LA LÉGENDE DE L’OUEST
« C’est à croire que j’ai trouvé un remède contre le cancer. » – Robert Mitchum en réaction à la standing ovation que lui réserve le public au festival du film policier de Cognac en 1986.

© Bruce Weber
« Tu sais ce qui arrive aux héros quand ils meurent ? Ils se retrouvent dans des maisons dorées avec l’air conditionné, quelque part au paradis, et ils ont le mal du pays. Mon problème est que je ne saurais pas où aller si je voulais rentrer chez moi. » – Lucas Doolin (Robert Mitchum) à Francie Wymore (Keely Smith) dans Thunder Road (1958).
Comme la première citation, celle-ci résume à elle seule à peu près tout le personnage et toute son histoire. Il cherche un endroit où se poser, veut qu’on lui foute la paix, mais n’est nulle part chez lui et est incapable de rester tranquille. Et il n’y a rien d’étonnant à ce qu’on la trouve dans Thunder Road qui est son film le plus personnel, celui qu’il a voulu contrôler du début à la fin – production, scénario, interprétation et réalisation (même s’il a fait appel à Arthur Ripley, c’est lui qui a conçu tous les plans). Celui qui reste aussi le symbole de son éternelle insatisfaction – il concède que ça « aurait pu » être son grand film, qu’il n’en était pas loin.
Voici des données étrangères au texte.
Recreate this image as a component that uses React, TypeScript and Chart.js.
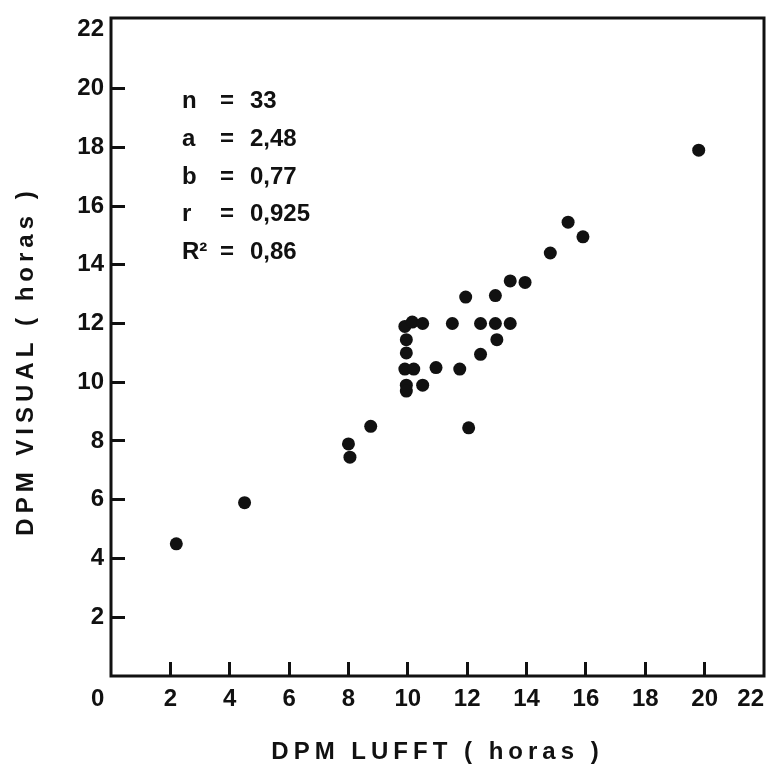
import React, { useEffect, useRef } from 'react';
import { Chart, registerables } from 'chart.js';

Chart.register(...registerables);

// DPM LUFFT (horas) vs DPM VISUAL (horas)
const xLufft = [2.2, 4.5, 8.0, 8.05, 8.75, 9.9, 10.15, 10.5, 11.5, 12.45, 12.95, 13.45, 9.95, 13.0, 9.95, 12.45, 9.9, 10.2, 10.95, 11.75, 9.95, 9.95, 10.5, 12.05, 11.95, 12.95, 13.45, 13.95, 14.8, 15.4, 15.9, 19.8];
const yVisual = [4.5, 5.9, 7.9, 7.45, 8.5, 11.9, 12.05, 12.0, 12.0, 12.0, 12.0, 12.0, 11.45, 11.45, 11.0, 10.95, 10.45, 10.45, 10.5, 10.45, 9.9, 9.7, 9.9, 8.45, 12.9, 12.95, 13.45, 13.4, 14.4, 15.45, 14.95, 17.9];

const xTicks = [0, 2, 4, 6, 8, 10, 12, 14, 16, 18, 20, 22];
const yTicks = [2, 4, 6, 8, 10, 12, 14, 16, 18, 20, 22];

const statLabels = ['n', 'a', 'b', 'r', 'R²'];
const statValues = ['33', '2,48', '0,77', '0,925', '0,86'];

const xTitle = 'DPM LUFFT ( horas )';
const yTitle = 'DPM VISUAL ( horas )';

const FONT = '"Liberation Sans", Arial, sans-serif';
const INK = '#111';

const isEnd = (v: number) => v === 0 || v === 22;

const tickColor = (ctx: any) => (ctx.tick && isEnd(ctx.tick.value) ? 'rgba(0,0,0,0)' : INK);

const overlay = {
  id: 'overlay',
  afterDraw(chart: any) {
    const { ctx, chartArea: a } = chart;
    ctx.save();
    // frame
    ctx.strokeStyle = INK;
    ctx.lineWidth = 3;
    ctx.strokeRect(a.left, a.top, a.right - a.left, a.bottom - a.top);

    // statistics block
    ctx.fillStyle = INK;
    ctx.font = `bold 24px ${FONT}`;
    ctx.textBaseline = 'alphabetic';
    statLabels.forEach((lab, i) => {
      const by = a.top + 90 + i * 37.8;
      ctx.textAlign = 'left';
      ctx.fillText(lab, a.left + 71, by);
      ctx.textAlign = 'center';
      ctx.fillText('=', a.left + 116, by);
      ctx.textAlign = 'left';
      ctx.fillText(statValues[i], a.left + 139, by);
    });

    // axis titles
    (ctx as any).letterSpacing = '5px';
    ctx.font = `bold 24px ${FONT}`;
    ctx.textAlign = 'center';
    ctx.textBaseline = 'middle';
    ctx.fillText(xTitle, (a.left + a.right) / 2, 752);
    ctx.translate(26, (a.top + a.bottom) / 2 + 14);
    ctx.rotate(-Math.PI / 2);
    ctx.fillText(yTitle, 0, 0);
    ctx.restore();
  },
};

export default function App() {
  const ref = useRef<HTMLCanvasElement | null>(null);

  useEffect(() => {
    document.body.style.margin = '0';
    const canvas = ref.current;
    if (!canvas) return;
    const tickFont = { family: FONT, size: 24, weight: 'bold' as const };
    const chart = new Chart(canvas, {
      type: 'scatter',
      data: {
        datasets: [
          {
            data: xLufft.map((x, i) => ({ x, y: yVisual[i] })),
            backgroundColor: INK,
            borderWidth: 0,
            pointRadius: 6.5,
            pointHoverRadius: 6.5,
          },
        ],
      },
      options: {
        responsive: false,
        animation: false,
        events: [],
        layout: { padding: { left: 0, right: 17, top: 18, bottom: 0 } },
        plugins: { legend: { display: false }, tooltip: { enabled: false } },
        scales: {
          x: {
            type: 'linear',
            min: 0,
            max: 22,
            afterBuildTicks: (s: any) => {
              s.ticks = xTicks.map((v) => ({ value: v }));
            },
            afterFit: (s: any) => {
              s.height = 768 - 676;
              s.paddingLeft = 0;
              s.paddingRight = 0;
            },
            border: { display: false },
            grid: {
              drawOnChartArea: false,
              drawTicks: true,
              tickLength: -14,
              tickWidth: 3,
              tickColor,
            },
            ticks: {
              font: tickFont,
              color: INK,
              padding: 23,
              maxRotation: 0,
              autoSkip: false,
              // end labels sit a little left of their positions, as in the original lettering
              callback: (v: any) => (isEnd(Number(v)) ? `${v}    ` : `${v}`),
            },
          },
          y: {
            type: 'linear',
            min: 0,
            max: 22.4,
            afterBuildTicks: (s: any) => {
              s.ticks = yTicks.map((v) => ({ value: v }));
            },
            afterFit: (s: any) => {
              s.width = 111;
              s.paddingTop = 0;
              s.paddingBottom = 0;
            },
            border: { display: false },
            grid: {
              drawOnChartArea: false,
              drawTicks: true,
              tickLength: -14,
              tickWidth: 3,
              tickColor,
            },
            ticks: {
              font: tickFont,
              color: INK,
              padding: 21,
              autoSkip: false,
            },
          },
        },
      },
      plugins: [overlay],
    });
    return () => chart.destroy();
  }, []);

  return (
    <div style={{ width: 781, height: 768, background: '#fff' }}>
      <canvas ref={ref} width={781} height={768} style={{ display: 'block' }} />
    </div>
  );
}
« Ici, je peux être aussi asocial que j’en ai envie. » – Robert Mitchum à propos de sa vie dans le Maryland.
S’il avait eu le choix, Mitchum aurait préféré écrire. Sur la fin de sa vie, sa grosse passion, c’était l’élevage de chevaux. Il n’avait pas envie d’être au centre de l’attention, constamment entouré de gens. La publication de ses poèmes dans le journal de Bridgeport quand il était enfant a provoqué chez lui un vrai dégoût pour la célébrité. Il n’a jamais été véritablement asocial – c’était au contraire quelqu’un qui était très à l’aise en société. Mais il était solitaire. Et il a su qu’il devait protéger ça. Comme il le dit dans la citation d’introduction du livre : « si on raconte une histoire plus excitante que la réalité, on fout la paix à la réalité. » Au final, le « vrai » Mitchum, si tant est qu’il existe, ce situe dans ce très mince interstice entre les histoires rocambolesques où il est impossible de faire la part du vrai et du faux, et la solitude tranquille dans le Maryland, avec ses proches et ses chevaux.
* Propos recueillis par mail, en décembre 2019.